**Brief:** Skip the images. Copy the records exactly as written.

::: Data extract

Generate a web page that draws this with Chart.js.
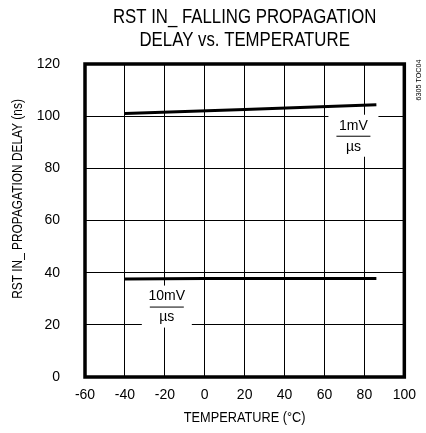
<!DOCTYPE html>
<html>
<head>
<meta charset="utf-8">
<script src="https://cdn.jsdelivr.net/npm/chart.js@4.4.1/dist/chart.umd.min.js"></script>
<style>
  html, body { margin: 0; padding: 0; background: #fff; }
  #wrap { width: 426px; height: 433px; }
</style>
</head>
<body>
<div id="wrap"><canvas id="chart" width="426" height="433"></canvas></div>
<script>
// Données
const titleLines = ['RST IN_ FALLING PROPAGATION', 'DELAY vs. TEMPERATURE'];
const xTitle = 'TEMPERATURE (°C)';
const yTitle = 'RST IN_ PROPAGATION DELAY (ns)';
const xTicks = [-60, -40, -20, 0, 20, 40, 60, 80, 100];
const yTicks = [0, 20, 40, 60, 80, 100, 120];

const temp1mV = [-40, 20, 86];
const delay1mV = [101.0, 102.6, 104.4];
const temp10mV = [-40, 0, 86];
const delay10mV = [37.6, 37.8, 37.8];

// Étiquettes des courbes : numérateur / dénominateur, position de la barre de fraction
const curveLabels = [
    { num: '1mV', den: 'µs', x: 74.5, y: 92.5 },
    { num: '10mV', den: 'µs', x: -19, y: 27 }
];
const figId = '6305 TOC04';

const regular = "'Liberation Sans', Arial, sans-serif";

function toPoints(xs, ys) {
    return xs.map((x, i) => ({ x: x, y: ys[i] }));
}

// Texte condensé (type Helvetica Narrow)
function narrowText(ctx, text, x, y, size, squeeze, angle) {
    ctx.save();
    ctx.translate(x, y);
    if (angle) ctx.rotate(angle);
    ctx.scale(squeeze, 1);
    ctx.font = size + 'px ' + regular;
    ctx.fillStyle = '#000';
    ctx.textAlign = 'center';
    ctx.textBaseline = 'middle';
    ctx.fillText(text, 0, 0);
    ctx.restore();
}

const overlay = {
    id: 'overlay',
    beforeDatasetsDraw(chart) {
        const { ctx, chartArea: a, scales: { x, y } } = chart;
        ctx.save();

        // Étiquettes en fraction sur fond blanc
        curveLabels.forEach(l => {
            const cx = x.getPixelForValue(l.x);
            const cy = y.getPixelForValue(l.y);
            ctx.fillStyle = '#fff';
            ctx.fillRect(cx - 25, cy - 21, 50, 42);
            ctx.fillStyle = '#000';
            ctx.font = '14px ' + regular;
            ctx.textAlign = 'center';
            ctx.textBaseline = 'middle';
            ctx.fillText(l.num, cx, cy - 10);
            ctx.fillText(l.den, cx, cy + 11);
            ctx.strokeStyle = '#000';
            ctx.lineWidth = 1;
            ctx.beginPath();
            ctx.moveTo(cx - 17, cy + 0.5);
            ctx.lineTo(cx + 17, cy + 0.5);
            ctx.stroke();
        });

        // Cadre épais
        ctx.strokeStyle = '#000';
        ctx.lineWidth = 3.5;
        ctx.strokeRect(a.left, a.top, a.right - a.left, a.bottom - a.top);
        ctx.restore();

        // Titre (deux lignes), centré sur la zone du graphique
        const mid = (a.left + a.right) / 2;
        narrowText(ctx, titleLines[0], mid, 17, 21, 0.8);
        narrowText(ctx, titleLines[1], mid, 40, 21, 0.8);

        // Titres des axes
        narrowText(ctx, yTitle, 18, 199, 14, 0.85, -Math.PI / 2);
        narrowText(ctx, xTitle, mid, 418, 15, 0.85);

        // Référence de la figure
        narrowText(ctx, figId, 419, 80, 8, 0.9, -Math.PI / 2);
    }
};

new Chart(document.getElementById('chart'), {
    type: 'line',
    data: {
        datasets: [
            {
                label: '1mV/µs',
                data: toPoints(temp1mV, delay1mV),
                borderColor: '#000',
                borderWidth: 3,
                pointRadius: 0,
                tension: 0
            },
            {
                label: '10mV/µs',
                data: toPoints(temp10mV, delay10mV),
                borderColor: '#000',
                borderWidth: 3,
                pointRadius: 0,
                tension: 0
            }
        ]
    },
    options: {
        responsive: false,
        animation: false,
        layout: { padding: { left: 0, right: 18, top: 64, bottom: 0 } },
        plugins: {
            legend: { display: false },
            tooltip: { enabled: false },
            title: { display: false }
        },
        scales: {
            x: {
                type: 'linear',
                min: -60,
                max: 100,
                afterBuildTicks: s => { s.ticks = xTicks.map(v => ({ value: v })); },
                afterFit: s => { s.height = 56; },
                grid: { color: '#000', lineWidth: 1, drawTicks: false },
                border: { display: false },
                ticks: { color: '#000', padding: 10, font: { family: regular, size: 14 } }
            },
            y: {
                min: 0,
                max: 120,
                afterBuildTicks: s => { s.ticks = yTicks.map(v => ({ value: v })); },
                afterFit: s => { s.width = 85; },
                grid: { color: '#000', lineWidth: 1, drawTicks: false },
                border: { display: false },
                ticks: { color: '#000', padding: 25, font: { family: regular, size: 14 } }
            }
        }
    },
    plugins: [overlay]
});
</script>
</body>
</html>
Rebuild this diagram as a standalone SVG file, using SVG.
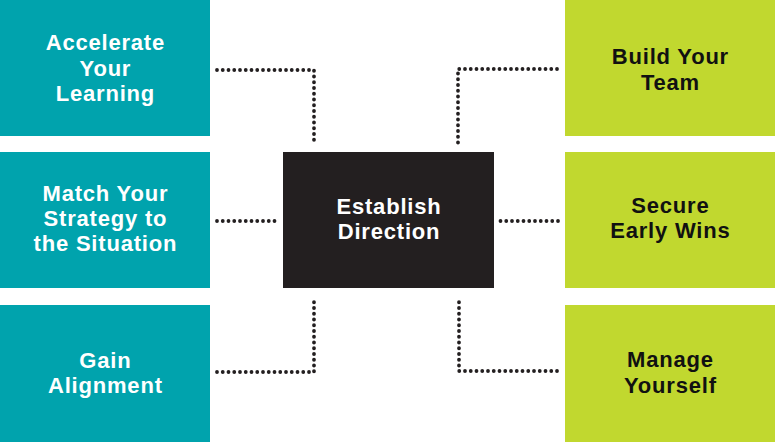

::::::

**Answer to this problem:**
Generate a web page that draws this with Chart.js.
<!DOCTYPE html>
<html>
<head>
<meta charset="utf-8">
<script src="https://cdn.jsdelivr.net/npm/chart.js@4.4.1/dist/chart.umd.min.js"></script>
<style>
  html, body { margin: 0; padding: 0; background: #fff; }
  #wrap { width: 426px; height: 433px; }
</style>
</head>
<body>
<div id="wrap"><canvas id="chart" width="426" height="433"></canvas></div>
<script>
// Données
const titleLines = ['RST IN_ FALLING PROPAGATION', 'DELAY vs. TEMPERATURE'];
const xTitle = 'TEMPERATURE (°C)';
const yTitle = 'RST IN_ PROPAGATION DELAY (ns)';
const xTicks = [-60, -40, -20, 0, 20, 40, 60, 80, 100];
const yTicks = [0, 20, 40, 60, 80, 100, 120];

const temp1mV = [-40, 20, 86];
const delay1mV = [101.0, 102.6, 104.4];
const temp10mV = [-40, 0, 86];
const delay10mV = [37.6, 37.8, 37.8];

// Étiquettes des courbes : numérateur / dénominateur, position de la barre de fraction
const curveLabels = [
    { num: '1mV', den: 'µs', x: 74.5, y: 92.5 },
    { num: '10mV', den: 'µs', x: -19, y: 27 }
];
const figId = '6305 TOC04';

const regular = "'Liberation Sans', Arial, sans-serif";

function toPoints(xs, ys) {
    return xs.map((x, i) => ({ x: x, y: ys[i] }));
}

// Texte condensé (type Helvetica Narrow)
function narrowText(ctx, text, x, y, size, squeeze, angle) {
    ctx.save();
    ctx.translate(x, y);
    if (angle) ctx.rotate(angle);
    ctx.scale(squeeze, 1);
    ctx.font = size + 'px ' + regular;
    ctx.fillStyle = '#000';
    ctx.textAlign = 'center';
    ctx.textBaseline = 'middle';
    ctx.fillText(text, 0, 0);
    ctx.restore();
}

const overlay = {
    id: 'overlay',
    beforeDatasetsDraw(chart) {
        const { ctx, chartArea: a, scales: { x, y } } = chart;
        ctx.save();

        // Étiquettes en fraction sur fond blanc
        curveLabels.forEach(l => {
            const cx = x.getPixelForValue(l.x);
            const cy = y.getPixelForValue(l.y);
            ctx.fillStyle = '#fff';
            ctx.fillRect(cx - 25, cy - 21, 50, 42);
            ctx.fillStyle = '#000';
            ctx.font = '14px ' + regular;
            ctx.textAlign = 'center';
            ctx.textBaseline = 'middle';
            ctx.fillText(l.num, cx, cy - 10);
            ctx.fillText(l.den, cx, cy + 11);
            ctx.strokeStyle = '#000';
            ctx.lineWidth = 1;
            ctx.beginPath();
            ctx.moveTo(cx - 17, cy + 0.5);
            ctx.lineTo(cx + 17, cy + 0.5);
            ctx.stroke();
        });

        // Cadre épais
        ctx.strokeStyle = '#000';
        ctx.lineWidth = 3.5;
        ctx.strokeRect(a.left, a.top, a.right - a.left, a.bottom - a.top);
        ctx.restore();

        // Titre (deux lignes), centré sur la zone du graphique
        const mid = (a.left + a.right) / 2;
        narrowText(ctx, titleLines[0], mid, 17, 21, 0.8);
        narrowText(ctx, titleLines[1], mid, 40, 21, 0.8);

        // Titres des axes
        narrowText(ctx, yTitle, 18, 199, 14, 0.85, -Math.PI / 2);
        narrowText(ctx, xTitle, mid, 418, 15, 0.85);

        // Référence de la figure
        narrowText(ctx, figId, 419, 80, 8, 0.9, -Math.PI / 2);
    }
};

new Chart(document.getElementById('chart'), {
    type: 'line',
    data: {
        datasets: [
            {
                label: '1mV/µs',
                data: toPoints(temp1mV, delay1mV),
                borderColor: '#000',
                borderWidth: 3,
                pointRadius: 0,
                tension: 0
            },
            {
                label: '10mV/µs',
                data: toPoints(temp10mV, delay10mV),
                borderColor: '#000',
                borderWidth: 3,
                pointRadius: 0,
                tension: 0
            }
        ]
    },
    options: {
        responsive: false,
        animation: false,
        layout: { padding: { left: 0, right: 18, top: 64, bottom: 0 } },
        plugins: {
            legend: { display: false },
            tooltip: { enabled: false },
            title: { display: false }
        },
        scales: {
            x: {
                type: 'linear',
                min: -60,
                max: 100,
                afterBuildTicks: s => { s.ticks = xTicks.map(v => ({ value: v })); },
                afterFit: s => { s.height = 56; },
                grid: { color: '#000', lineWidth: 1, drawTicks: false },
                border: { display: false },
                ticks: { color: '#000', padding: 10, font: { family: regular, size: 14 } }
            },
            y: {
                min: 0,
                max: 120,
                afterBuildTicks: s => { s.ticks = yTicks.map(v => ({ value: v })); },
                afterFit: s => { s.width = 85; },
                grid: { color: '#000', lineWidth: 1, drawTicks: false },
                border: { display: false },
                ticks: { color: '#000', padding: 25, font: { family: regular, size: 14 } }
            }
        }
    },
    plugins: [overlay]
});
</script>
</body>
</html>
Rebuild this diagram as a standalone SVG file, using SVG.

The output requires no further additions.